A cesarean delivery requires two incisions—one in the skin and one in the uterus. Both can be done either vertically or horizontally. Most commonly, both incisions are made horizontally. If a woman has had previous abdominal surgery, the doctor will remove the old scar and use that area for the skin incision. Therefore, if the scar was vertical, the skin incision may not match the uterine incision. The incision in the skin is usually chosen for cosmetic reasons, while the one in the uterus is chosen for medical reasons.
The low transverse skin (Pfannenstiel) incision is made crosswise along the pubic hairline. (See Figure 9.2.) This “bikini cut” is preferred for cosmetic reasons because the scar is barely noticeable.
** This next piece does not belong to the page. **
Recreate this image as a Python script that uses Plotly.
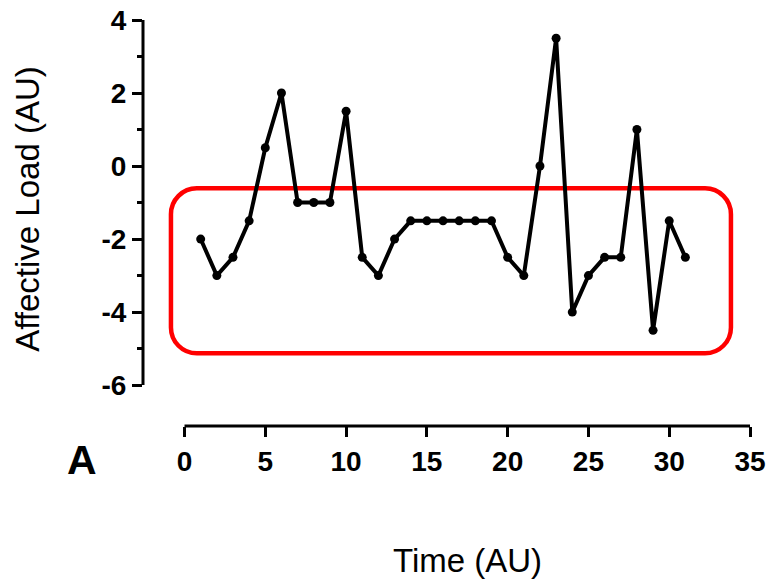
import plotly.graph_objects as go

time = list(range(1, 32))
affective_load = [-2, -3, -2.5, -1.5, 0.5, 2, -1, -1, -1, 1.5,
                  -2.5, -3, -2, -1.5, -1.5, -1.5, -1.5, -1.5, -1.5, -2.5,
                  -3, 0, 3.5, -4, -3, -2.5, -2.5, 1, -4.5, -1.5, -2.5]
x_ticks = [0, 5, 10, 15, 20, 25, 30, 35]
y_ticks = [-6, -4, -2, 0, 2, 4]
y_minor = [-5, -3, -1, 1, 3]

FONT = "Arial, Liberation Sans, sans-serif"

fig = go.Figure()
fig.add_trace(go.Scatter(
    x=time, y=affective_load, mode="lines+markers",
    line=dict(color="black", width=4),
    marker=dict(color="black", size=9),
    showlegend=False, cliponaxis=False,
))

# rounded highlight rectangle (data coords)
x0, x1, y0, y1 = -0.84, 33.82, -5.13, -0.61
rx, ry = 1.6, 0.71
k = 0.5523
path = (f"M {x0+rx},{y1} L {x1-rx},{y1} "
        f"C {x1-rx+k*rx},{y1} {x1},{y1-ry+k*ry} {x1},{y1-ry} "
        f"L {x1},{y0+ry} "
        f"C {x1},{y0+ry-k*ry} {x1-rx+k*rx},{y0} {x1-rx},{y0} "
        f"L {x0+rx},{y0} "
        f"C {x0+rx-k*rx},{y0} {x0},{y0+ry-k*ry} {x0},{y0+ry} "
        f"L {x0},{y1-ry} "
        f"C {x0},{y1-ry+k*ry} {x0+rx-k*rx},{y1} {x0+rx},{y1} Z")
fig.add_shape(type="path", path=path, xref="x", yref="y",
              line=dict(color="#ff0000", width=4.5), layer="below")

# axis lines (offset GraphPad style)
fig.add_shape(type="line", xref="paper", yref="y", x0=0, x1=0,
              y0=y_ticks[0], y1=y_ticks[-1], line=dict(color="black", width=3))
fig.add_shape(type="line", xref="x", yref="paper", x0=x_ticks[0], x1=x_ticks[-1],
              y0=0, y1=0, line=dict(color="black", width=3))

fig.update_xaxes(
    range=[-2.57, 35], showgrid=False, zeroline=False, showline=False,
    automargin=False,
    tickvals=x_ticks, ticktext=[str(v) for v in x_ticks],
    ticks="outside", ticklen=10, tickwidth=3, tickcolor="black",
    tickfont=dict(family=FONT, size=28, color="black", weight="bold"),
)
fig.update_yaxes(
    range=[-7.12, 4], showgrid=False, zeroline=False, showline=False,
    automargin=False,
    tickvals=y_ticks, ticktext=[str(v) for v in y_ticks],
    ticks="outside", ticklen=10, tickwidth=3, tickcolor="black",
    tickfont=dict(family=FONT, size=28, color="black", weight="bold"),
    minor=dict(tickvals=y_minor, ticks="outside", ticklen=5, tickwidth=3, tickcolor="black"),
)

fig.add_annotation(text="Affective Load (AU)", xref="paper", yref="paper",
                   x=-0.1895, y=0.535, textangle=-90, showarrow=False,
                   xanchor="center", yanchor="middle",
                   font=dict(family=FONT, size=33, color="black"))
fig.add_annotation(text="Time (AU)", xref="paper", yref="paper",
                   x=0.5346, y=-0.3325, showarrow=False,
                   xanchor="center", yanchor="middle",
                   font=dict(family=FONT, size=33, color="black"))
fig.add_annotation(text="<b>A</b>", xref="paper", yref="paper",
                   x=-0.0997, y=-0.0837, showarrow=False,
                   xanchor="center", yanchor="middle",
                   font=dict(family=FONT, size=41, color="black"))

fig.update_layout(
    width=771, height=585,
    margin=dict(l=143, r=21, t=20, b=159),
    plot_bgcolor="white", paper_bgcolor="white",
)

fig.write_html("out.html")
However, the incision takes longer to do and gives the doctor limited space in which to work. Therefore, it is not used in an extreme emergency. On the plus side, discomfort during recovery is less, and the wound heals more quickly. A vertical skin incision is faster to make and gives the doctor more room in which to work. (See Figure 9.3.) Hence, it allows for a quicker delivery in an emergency situation.
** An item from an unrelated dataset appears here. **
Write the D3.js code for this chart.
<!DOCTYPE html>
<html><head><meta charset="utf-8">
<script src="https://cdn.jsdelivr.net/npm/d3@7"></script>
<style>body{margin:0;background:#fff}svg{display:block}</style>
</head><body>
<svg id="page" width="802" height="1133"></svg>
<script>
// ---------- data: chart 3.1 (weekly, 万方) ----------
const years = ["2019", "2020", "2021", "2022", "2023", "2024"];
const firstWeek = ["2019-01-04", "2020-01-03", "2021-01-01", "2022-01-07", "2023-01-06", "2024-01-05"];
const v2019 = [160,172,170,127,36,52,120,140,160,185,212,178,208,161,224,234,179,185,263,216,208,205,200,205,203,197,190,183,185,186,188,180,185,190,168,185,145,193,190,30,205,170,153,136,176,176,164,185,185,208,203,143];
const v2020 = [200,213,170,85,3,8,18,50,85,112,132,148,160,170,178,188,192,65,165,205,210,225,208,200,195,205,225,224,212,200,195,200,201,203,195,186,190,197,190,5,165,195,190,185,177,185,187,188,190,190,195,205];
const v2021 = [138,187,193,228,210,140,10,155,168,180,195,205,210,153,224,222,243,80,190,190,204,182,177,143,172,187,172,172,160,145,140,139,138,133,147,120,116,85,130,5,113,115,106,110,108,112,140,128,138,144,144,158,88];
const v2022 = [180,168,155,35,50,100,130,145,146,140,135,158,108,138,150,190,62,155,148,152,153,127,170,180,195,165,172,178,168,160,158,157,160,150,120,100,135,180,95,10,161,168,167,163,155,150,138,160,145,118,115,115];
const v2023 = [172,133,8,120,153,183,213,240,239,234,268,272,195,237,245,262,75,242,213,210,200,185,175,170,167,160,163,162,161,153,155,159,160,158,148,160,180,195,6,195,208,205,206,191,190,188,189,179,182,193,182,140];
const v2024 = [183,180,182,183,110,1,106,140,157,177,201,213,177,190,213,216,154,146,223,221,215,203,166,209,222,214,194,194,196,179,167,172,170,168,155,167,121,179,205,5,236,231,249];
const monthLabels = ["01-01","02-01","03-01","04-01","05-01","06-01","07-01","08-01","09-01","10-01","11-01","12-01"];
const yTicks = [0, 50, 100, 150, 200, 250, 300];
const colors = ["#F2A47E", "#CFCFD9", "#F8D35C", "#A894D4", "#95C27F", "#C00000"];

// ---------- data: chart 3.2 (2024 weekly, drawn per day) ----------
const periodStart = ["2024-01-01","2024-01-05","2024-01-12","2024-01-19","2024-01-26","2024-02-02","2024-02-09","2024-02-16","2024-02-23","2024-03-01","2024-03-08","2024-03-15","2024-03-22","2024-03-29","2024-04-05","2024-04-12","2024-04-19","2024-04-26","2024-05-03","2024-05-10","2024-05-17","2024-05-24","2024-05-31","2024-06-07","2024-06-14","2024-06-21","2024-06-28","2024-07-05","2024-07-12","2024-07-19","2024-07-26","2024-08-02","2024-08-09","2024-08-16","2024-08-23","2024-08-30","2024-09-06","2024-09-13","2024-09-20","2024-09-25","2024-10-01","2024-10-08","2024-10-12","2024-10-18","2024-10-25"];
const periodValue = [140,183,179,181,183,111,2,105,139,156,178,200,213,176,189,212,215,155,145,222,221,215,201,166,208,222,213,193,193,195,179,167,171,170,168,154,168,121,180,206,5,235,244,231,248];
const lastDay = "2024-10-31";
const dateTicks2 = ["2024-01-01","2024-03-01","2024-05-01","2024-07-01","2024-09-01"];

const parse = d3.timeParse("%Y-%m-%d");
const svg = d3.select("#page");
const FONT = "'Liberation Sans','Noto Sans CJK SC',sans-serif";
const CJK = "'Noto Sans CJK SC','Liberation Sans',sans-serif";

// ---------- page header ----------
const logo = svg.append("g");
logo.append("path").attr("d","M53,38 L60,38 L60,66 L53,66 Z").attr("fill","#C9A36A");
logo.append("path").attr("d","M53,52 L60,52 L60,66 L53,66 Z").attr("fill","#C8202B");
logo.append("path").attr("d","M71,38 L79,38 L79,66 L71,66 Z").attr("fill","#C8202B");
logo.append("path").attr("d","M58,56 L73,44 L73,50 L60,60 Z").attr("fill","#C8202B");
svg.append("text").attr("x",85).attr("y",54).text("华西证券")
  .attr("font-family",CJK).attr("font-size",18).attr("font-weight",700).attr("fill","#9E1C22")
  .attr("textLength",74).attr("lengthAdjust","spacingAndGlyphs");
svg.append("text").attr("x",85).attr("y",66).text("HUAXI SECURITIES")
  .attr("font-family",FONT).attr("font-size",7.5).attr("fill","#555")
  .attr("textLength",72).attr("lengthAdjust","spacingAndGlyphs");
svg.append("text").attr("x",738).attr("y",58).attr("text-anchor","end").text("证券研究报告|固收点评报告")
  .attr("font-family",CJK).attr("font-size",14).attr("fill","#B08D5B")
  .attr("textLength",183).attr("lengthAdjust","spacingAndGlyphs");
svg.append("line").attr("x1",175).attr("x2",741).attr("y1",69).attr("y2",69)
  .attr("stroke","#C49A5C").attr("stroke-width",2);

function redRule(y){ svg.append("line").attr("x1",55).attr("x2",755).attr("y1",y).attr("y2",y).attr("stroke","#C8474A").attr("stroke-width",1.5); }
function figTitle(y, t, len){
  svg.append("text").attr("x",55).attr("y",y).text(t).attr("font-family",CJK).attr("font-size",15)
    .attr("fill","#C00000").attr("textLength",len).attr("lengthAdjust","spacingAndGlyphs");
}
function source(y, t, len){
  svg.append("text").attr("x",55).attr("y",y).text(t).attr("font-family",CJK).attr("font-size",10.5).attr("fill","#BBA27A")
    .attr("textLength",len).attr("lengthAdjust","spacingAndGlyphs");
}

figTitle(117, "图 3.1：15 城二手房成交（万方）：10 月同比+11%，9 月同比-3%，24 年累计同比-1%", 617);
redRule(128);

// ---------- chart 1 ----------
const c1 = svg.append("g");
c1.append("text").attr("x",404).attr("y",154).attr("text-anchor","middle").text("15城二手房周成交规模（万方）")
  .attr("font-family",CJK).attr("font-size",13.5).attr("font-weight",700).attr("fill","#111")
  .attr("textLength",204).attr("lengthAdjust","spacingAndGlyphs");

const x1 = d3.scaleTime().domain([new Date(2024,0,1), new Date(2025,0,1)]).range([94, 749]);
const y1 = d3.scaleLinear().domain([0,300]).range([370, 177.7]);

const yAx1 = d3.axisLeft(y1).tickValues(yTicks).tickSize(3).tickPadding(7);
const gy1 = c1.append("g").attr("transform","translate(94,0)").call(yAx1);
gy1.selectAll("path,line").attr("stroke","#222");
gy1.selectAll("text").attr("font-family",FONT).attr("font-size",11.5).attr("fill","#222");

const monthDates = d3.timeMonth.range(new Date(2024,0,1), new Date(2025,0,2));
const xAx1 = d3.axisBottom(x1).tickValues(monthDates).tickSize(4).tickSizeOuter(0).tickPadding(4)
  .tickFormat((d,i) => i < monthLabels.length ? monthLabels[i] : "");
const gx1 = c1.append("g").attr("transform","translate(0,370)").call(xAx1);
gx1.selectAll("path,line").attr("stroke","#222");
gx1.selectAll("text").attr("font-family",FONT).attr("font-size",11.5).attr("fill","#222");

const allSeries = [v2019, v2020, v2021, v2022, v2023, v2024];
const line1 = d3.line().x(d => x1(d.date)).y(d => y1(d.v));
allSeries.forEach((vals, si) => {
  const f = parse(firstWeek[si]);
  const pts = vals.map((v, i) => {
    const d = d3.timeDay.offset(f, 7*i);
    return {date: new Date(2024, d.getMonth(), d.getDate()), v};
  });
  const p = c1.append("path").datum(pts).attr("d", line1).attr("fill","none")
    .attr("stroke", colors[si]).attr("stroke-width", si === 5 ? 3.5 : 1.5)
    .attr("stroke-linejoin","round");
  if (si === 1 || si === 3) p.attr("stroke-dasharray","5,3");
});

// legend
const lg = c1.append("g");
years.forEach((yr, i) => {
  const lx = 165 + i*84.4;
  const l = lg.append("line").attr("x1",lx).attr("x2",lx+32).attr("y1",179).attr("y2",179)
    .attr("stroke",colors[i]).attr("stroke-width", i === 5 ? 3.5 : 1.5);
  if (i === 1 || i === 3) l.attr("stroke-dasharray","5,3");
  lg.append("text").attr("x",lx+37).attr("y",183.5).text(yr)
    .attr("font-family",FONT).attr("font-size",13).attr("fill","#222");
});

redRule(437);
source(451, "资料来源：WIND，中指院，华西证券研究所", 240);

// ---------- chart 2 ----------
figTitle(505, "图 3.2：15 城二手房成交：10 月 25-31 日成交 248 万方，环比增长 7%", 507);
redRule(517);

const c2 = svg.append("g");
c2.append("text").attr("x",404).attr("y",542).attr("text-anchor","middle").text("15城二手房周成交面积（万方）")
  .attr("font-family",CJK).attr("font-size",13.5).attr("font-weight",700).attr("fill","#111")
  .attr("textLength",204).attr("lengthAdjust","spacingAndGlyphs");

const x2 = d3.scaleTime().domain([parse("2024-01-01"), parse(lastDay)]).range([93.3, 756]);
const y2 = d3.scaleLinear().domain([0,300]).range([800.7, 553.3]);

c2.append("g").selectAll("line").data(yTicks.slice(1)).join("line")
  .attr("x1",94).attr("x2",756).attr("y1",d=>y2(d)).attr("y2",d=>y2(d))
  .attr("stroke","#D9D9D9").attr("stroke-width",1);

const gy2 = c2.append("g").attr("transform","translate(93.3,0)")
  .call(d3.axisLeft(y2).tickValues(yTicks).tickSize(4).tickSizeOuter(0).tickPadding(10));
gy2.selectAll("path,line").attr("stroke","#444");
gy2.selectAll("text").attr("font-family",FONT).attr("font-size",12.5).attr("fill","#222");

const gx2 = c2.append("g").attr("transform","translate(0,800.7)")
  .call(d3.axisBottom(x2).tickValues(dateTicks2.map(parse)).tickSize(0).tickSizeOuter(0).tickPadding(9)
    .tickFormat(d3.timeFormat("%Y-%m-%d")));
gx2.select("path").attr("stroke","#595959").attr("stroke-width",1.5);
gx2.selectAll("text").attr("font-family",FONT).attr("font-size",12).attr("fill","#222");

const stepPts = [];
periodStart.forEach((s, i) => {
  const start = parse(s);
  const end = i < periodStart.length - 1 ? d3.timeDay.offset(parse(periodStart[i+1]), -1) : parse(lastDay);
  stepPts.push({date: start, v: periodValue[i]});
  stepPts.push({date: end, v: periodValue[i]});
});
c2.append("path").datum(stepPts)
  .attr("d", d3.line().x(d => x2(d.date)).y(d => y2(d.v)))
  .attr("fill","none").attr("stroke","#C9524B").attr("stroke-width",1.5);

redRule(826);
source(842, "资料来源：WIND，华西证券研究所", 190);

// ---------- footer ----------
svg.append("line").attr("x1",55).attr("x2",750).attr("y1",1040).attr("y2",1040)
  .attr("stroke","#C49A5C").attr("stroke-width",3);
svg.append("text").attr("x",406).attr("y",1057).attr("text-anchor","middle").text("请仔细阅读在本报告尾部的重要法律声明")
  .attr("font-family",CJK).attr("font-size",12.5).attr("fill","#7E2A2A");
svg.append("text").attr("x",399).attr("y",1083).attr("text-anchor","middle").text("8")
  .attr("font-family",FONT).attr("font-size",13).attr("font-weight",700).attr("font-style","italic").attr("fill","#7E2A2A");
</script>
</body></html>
The most common uterine incision is the low transverse cervical incision. It is made horizontally in the cervical area. (See Figure 9.4.)Because it is not in the contractile part of the uterus, it forms the strongest scar with the least danger of rupture and fewest postoperative adhesions. The incision is smaller and is thought to heal more quickly. It is the only incision that doctors will accept for a vaginal birth after a cesarean (VBAC).
A classical uterine incision is made vertically in the fundal area and gives the doctor more working room. (See Figure 9.5.) It is done when the baby is large, when the baby is in a transverse lie, when adhesions or scar tissue from previous cesareans are a problem, or when the baby must be delivered immediately. A classical incision forms the weakest scar and heals the slowest. You may not attempt a VBAC with this incision.